How to Quantify (and Fight) Gerrymandering

Quanta:

Yet it’s one thing to say bizarre-looking districts are suspect, and another thing to say precisely what bizarre-looking means. Many states require that districts should be reasonably “compact” wherever possible, but there’s no one mathematical measure of compactness that fully captures what these shapes should look like. Instead, there are a variety of measures; some focus on a shape’s perimeter, others on how close the shape’s area is to that of the smallest circle around it, and still others on things like the average distance between residents.

The Supreme Court justices have “thrown up their hands,” Duchin said. “They just don’t know how to decide what shapes are too bad.”

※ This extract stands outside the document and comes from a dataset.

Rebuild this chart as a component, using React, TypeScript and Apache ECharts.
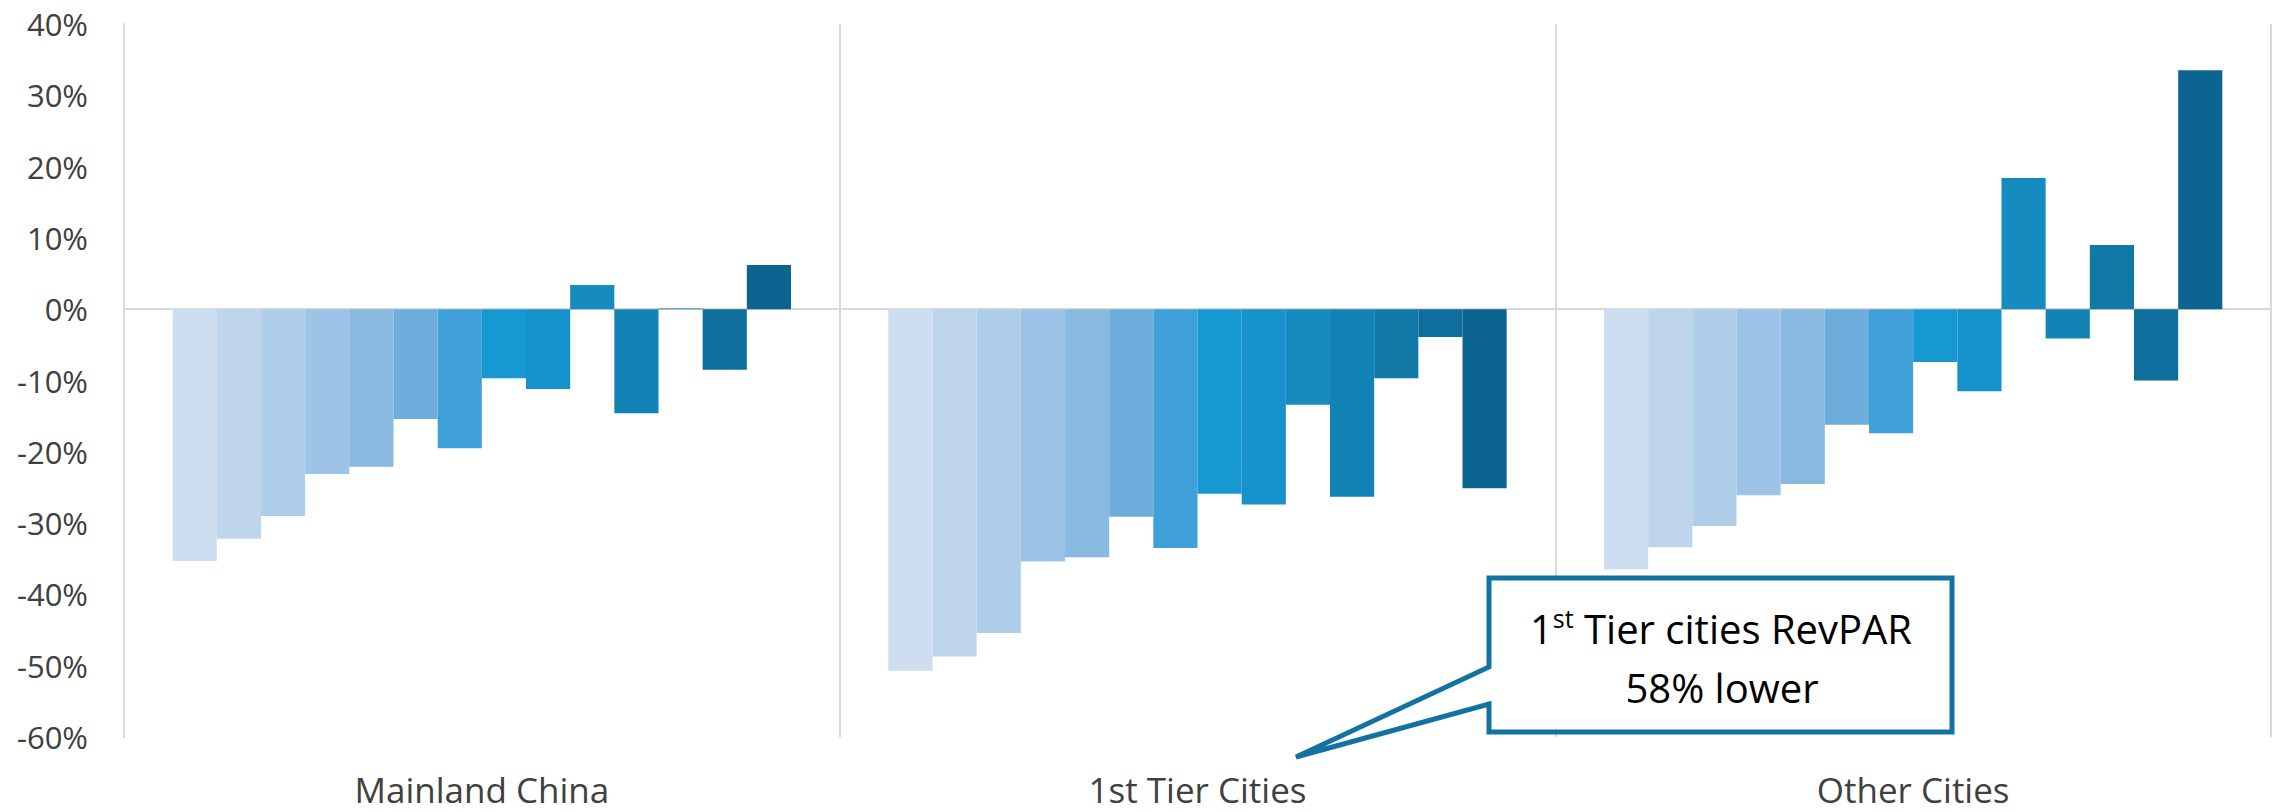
import React, { useEffect, useRef } from "react";
import * as echarts from "echarts";

const categories = ["Mainland China", "1st Tier Cities", "Other Cities"];

// 14 bars per category (percent change)
const mainlandChina = [-35.3, -32.2, -29.0, -23.1, -22.1, -15.4, -19.5, -9.7, -11.2, 3.4, -14.6, 0.1, -8.5, 6.2];
const firstTierCities = [-50.7, -48.7, -45.4, -35.4, -34.8, -29.1, -33.5, -25.9, -27.4, -13.4, -26.3, -9.7, -3.9, -25.1];
const otherCities = [-36.5, -33.4, -30.4, -26.1, -24.5, -16.2, -17.4, -7.4, -11.5, 18.4, -4.1, 9.0, -10.0, 33.5];

const barColors = [
  "#CDDEF0", "#BED5EC", "#AECDE8", "#9DC3E6", "#88B9E1", "#6DADDC", "#40A0DA",
  "#1898D2", "#1592CB", "#168BBF", "#1382B5", "#1179A8", "#0E6F9D", "#0C6590",
];

const yTicks = [-60, -50, -40, -30, -20, -10, 0, 10, 20, 30, 40];

const calloutLine1 = "1st Tier cities RevPAR";
const calloutLine2 = "58% lower";

export default function App() {
  const ref = useRef<HTMLDivElement>(null);

  useEffect(() => {
    document.body.style.margin = "0";
    if (!ref.current) return;
    const chart = echarts.init(ref.current, null, { renderer: "svg" });

    const series = barColors.map((color, i) => ({
      name: `Series ${i + 1}`,
      type: "bar",
      data: [mainlandChina[i], firstTierCities[i], otherCities[i]],
      itemStyle: { color },
      barGap: "0%",
      barCategoryGap: "13.6%",
      silent: true,
    }));

    const splitColors = yTicks.map((t) => (t === 0 ? "#D9D9D9" : "rgba(0,0,0,0)"));

    const font = "'Open Sans', 'Noto Sans', sans-serif";
    const calloutFont = "'Open Sans', 'Noto Sans', sans-serif";

    chart.setOption({
      animation: false,
      backgroundColor: "#ffffff",
      grid: { left: 124, right: 9, top: 24, bottom: 75, containLabel: false },
      xAxis: {
        type: "category",
        data: categories,
        axisLine: { show: false },
        axisTick: { show: false },
        axisLabel: { fontSize: 35, lineHeight: 38, color: "#404040", fontFamily: font, margin: 33 },
        splitLine: { show: true, lineStyle: { color: "#D9D9D9", width: 2 } },
      },
      yAxis: {
        type: "value",
        min: -60,
        max: 40,
        interval: 10,
        axisLine: { show: true, lineStyle: { color: "#D9D9D9", width: 2 } },
        axisTick: { show: false },
        axisLabel: { formatter: "{value}%", fontSize: 31, color: "#404040", fontFamily: font, margin: 36 },
        splitLine: { show: true, lineStyle: { color: splitColors, width: 2 } },
      },
      series,
      graphic: [
        {
          type: "polygon",
          z: 100,
          shape: {
            points: [
              [1489, 578], [1952, 578], [1952, 732], [1489, 732],
              [1489, 704], [1296, 757], [1489, 667],
            ],
          },
          style: { fill: "#ffffff", stroke: "#1272A0", lineWidth: 5, lineJoin: "miter" },
        },
        {
          type: "text",
          z: 101,
          x: 1721,
          y: 628,
          style: {
            text: "{n|1}{s|st}{n|" + calloutLine1.slice(3) + "}",
            align: "center",
            verticalAlign: "middle",
            rich: {
              n: { fontSize: 40, lineHeight: 46, fontFamily: calloutFont, fill: "#000000" },
              s: { fontSize: 25, lineHeight: 46, fontFamily: calloutFont, fill: "#000000", verticalAlign: "top" },
            },
          },
        },
        {
          type: "text",
          z: 101,
          x: 1722,
          y: 687,
          style: {
            text: calloutLine2,
            align: "center",
            verticalAlign: "middle",
            fontSize: 40,
            fontFamily: calloutFont,
            fill: "#000000",
          },
        },
      ],
    });

    return () => chart.dispose();
  }, []);

  return <div ref={ref} style={{ width: 2280, height: 812 }} />;
}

The compactness problem will be a primary focus of the Tufts workshop. The goal is not to come up with a single compactness measure, but to bring order to the jostling crowd of contenders. The existing literature on compactness by nonmathematicians is filled with elementary errors and oversights, Duchin said, such as comparing two measures statistically without realizing that they are essentially the same measure in disguise.

Mathematicians may be able to help, but to truly make a difference, they will have to go beyond the simple models they’ve used in past papers and consider the full complexity of real-world constraints, Duchin said. The workshop’s organizers “are absolutely, fundamentally motivated by being useful to this problem,” she said. Because of the flood of interest, plans are afoot for several satellite workshops, to be held across the country over the coming year.

Ultimately, the workshop organizers hope to develop a deep bench of mathematicians with expertise in gerrymandering, to “get persuasive, well-armed mathematicians into these court conversations,” Duchin said.